A moment of cinematic tension. Bealham looked up, his head now pointing fully towards the ground. He would have seen the Georgian referee upside down, framed by the stadium lights, everything slowed down and heightened. What way is his arm pointing? A roar, deep and rumbling around the Aviva. Penalty to Ireland. The rest is history.
Three minutes later Josh Van Der Flier was spirited over the line and Ireland were making their burst for home. Bealham was at the back of that maul, helping to spin it like a Shane Warne leg break bamboozler. He would get penalised in a scrum a little later when South Africa sent on Ox Nche to exact vengeance, but his job was to hold the line, to man the barricades, to break even and it was a job well done.
Being an Irish rugby player is not as glamorous as it used to be in the single nickname heyday of Rog, Drico, Shaggy and all the rest. But the game here still has its celebrity cohort, those marketable faces and household names.

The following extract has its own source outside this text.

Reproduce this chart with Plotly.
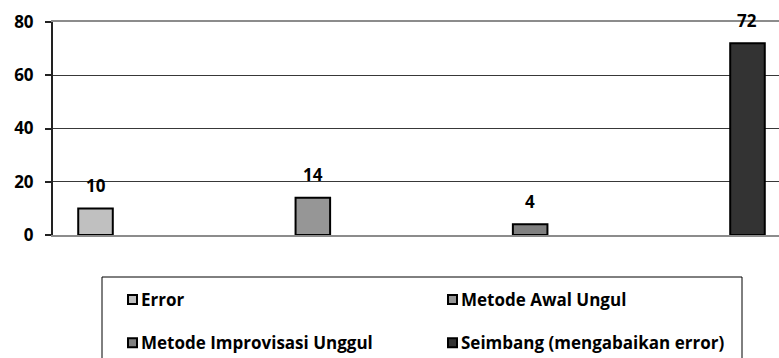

Bealham is not one of those. Say the name Finlay Bealham to someone outside of the core rugby fanbase, to that general audience who only watch the biggest Ireland games, and they might think you are talking about a firm of Edinburgh solicitors. Show them a picture and some might suggest an actor from The Vikings, one of the ones in the background casually holding the severed head of an Anglo-Saxon monk.
The point is that most of us are not Johnny Sextons or even Tadhg Furlongs. The way we live today is to think of ourselves as brands, curated and projected, stars of our own reality show, champions of our truth. But really, very few of us are calling the plays or pointing to the posts.
Mostly we are holding tackle bags or heaving others into position, small parts of a greater machine, holding on for dear life in the test match sturm und drang, our heads upside down in the middle of the scrum when the whistle blows, hoping to get the benefit of the doubt.
Blessed are the Bealhams, for they shall inherit the earth.